The Action Learning Retreat is the brainchild of Julie Parker, BSc, MSTAT. Julie facilitates the Action Learning Sets and offers individual Alexander Technique sessions and Natacha Dauphin, Julie’s co-workshop leader offers voice-work sessions. Julie describes Action Learning in her Action Learning Sets Handbook, quoting from Action Learning Handbook, McGill and Brockbank 2004 as: “[…] a continuous process of learning and reflection that happens with the support of a group or ‘set’ […] working on real issues, with the intention of getting things done. She continues: “The collaborative process, which recognises set members’ social context, helps people take an active stance towards life [and] overcome the pressures of life and work […]”.

Getting things done, as mentioned above, is important to me. Knowing that I faced inevitable and identified challenges in my PhD journey, especially from factors outside my control, and knowing too that the way I dealt with those challenges would contribute to my sense of well-being, I decided to invest four days away from my PhD routine to equip myself for the PhD challenges ahead in a productive and informed way. I made this investment because I appreciated that it is easy to slip into a range of familiar and often self-defeating patterns of behaviour and thought, especially when busy and stressed and things are not going to plan. These thoughts can become embedded if not challenged and increase levels of anxiety that in turn decreases clear-thinking, productivity and a sense of well-being. As I discovered, Action Learning processes along with the Alexander Technique and natural voice work exercises helped participants (and me) to open up, examine and discuss these thoughts and processes of behaviour in a safe, trustful and friendly group setting. This opening up and sharing of thoughts helped clarify why such patterns of behaviour occur and help the individual to take a different, more balanced perspective on their situations and what to do about them, leading to more informed choices and a greater sense of well-being.

I’m convinced from my own experiences and the experiences discussed and observed among others in the group that different people, different personalities, respond in varied ways to body, voice or cognitive interventions and processes employed to positively rebalance mental well-being. For example, the body through its stresses, strains and posture exhibits, often unconsciously, an externalisation of one’s inner emotional world. Inversely, the body (and voice) can be used to access that inner emotional world without recourse to cognitive gateways such as reasoning, conversation or intellectual understanding to bypass various levels of cognition to reach subconscious levels of disharmony through changing posture and using vocal sounds and movement. There is something visceral and primal about vocal and movement work that accesses the inner self at a profound level that can affect change of mood with little conscious attention. It is this direct access to our emotional core that makes voice and movement work so potent and when combined with Action Learning and Alexander Techniques give participants a range of tools and approaches to maintain well-being that best suits them as individuals.
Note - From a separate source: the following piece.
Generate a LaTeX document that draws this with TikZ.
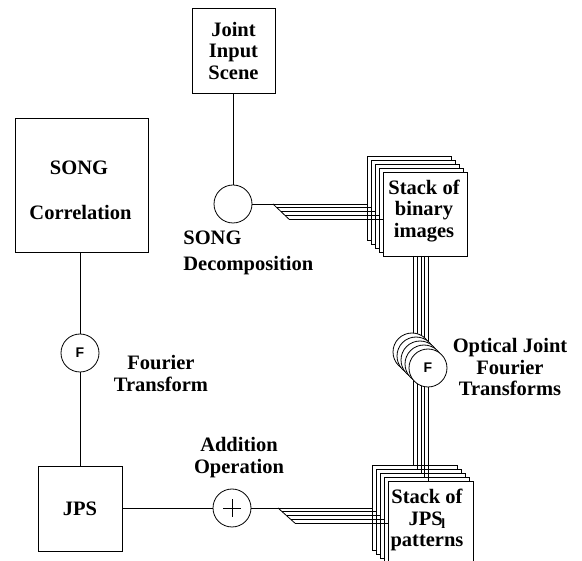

Such opportunities to take stock, to have the undivided attention of a supportive group of individuals where attention and care is, for a time at least, focused on one’s needs and circumstances are rare indeed. This focus is amplified by the location and conditions of the retreat where all external distractions are unavailable and people have to communicate and listen to one another and crucially, listen to ourselves in profoundly deep ways that are difficult to achieve within the hurly-burly of daily lives and particularly the pressures of PhD life.

Great care was taken by Julie and Natacha to support us all as individuals. Nothing was ever forced, and no one made to participate in any activity at any time if they felt they did not wish to. All activities and all aspects of communal living were undertaken with flexibility and mutual respect for others, their needs and wishes. Everything about the retreat and its activities were geared around the individual: this was particularly evident within the Action Learning sessions where everything moved forwards at the pace set by the participants and within the individual Alexander Technique and voice work sessions, every effort was made to support the subjects in ways most appropriate to them.

Challenges around PhDs are legion and shared by us all at some time. I speculate that for every person that openly discusses these issues many more do not speak of them or disguise their difficulties and have no idea how to best manage their stresses and strains. Knowing that I am not alone in experiencing PhD-related anxieties is a comfort and this comfort is amplified by the honest and candid discussion of PhD challenges shared by others in the retreat Action Learning group, most of whom I did not previously know or know to any great extent. The very close, personal and honest communication shared by members of the Action Learning group has established as a set of people whom I can rely on and communicate with as and when is necessary.

The same applies to Julie Parker and Natacha Dauphin workshop leaders (Natacha above with me and cake), as firm, supportive friendships have been established. It is difficult to come away from an experience like the retreat having shared such personal and significant information with others and not feel a profound sense of connection to those with whom the process and journey was shared. These are people I know I can reach out to at any time.

I came away from the retreat feeling refreshed and renewed on many different levels. I also felt positive about my ability to manage the inevitable stresses that were coming my way as well as managing how I reacted to the situations that I had no control over within the PhD process where these situations are the primary causes of stress. I gained strategies through the Action Learning group sessions, their interactions, suggestions and outcomes and also through the Alexander Technique sessions and natural voice workshops where all three areas of communication and investigation relate easily and seamlessly to one another to generate an overarching environment that provides the tools and the understanding around how to use them that together will help improve my performance on the PhD journey. The retreat delivered on its proposed outcomes completely.

If you have the opportunity to participate in a retreat like this, do take it, you won’t regret investing time in yourself and your well-being and if you feel you’re just too busy to take part, you’re probably most in need of the experience.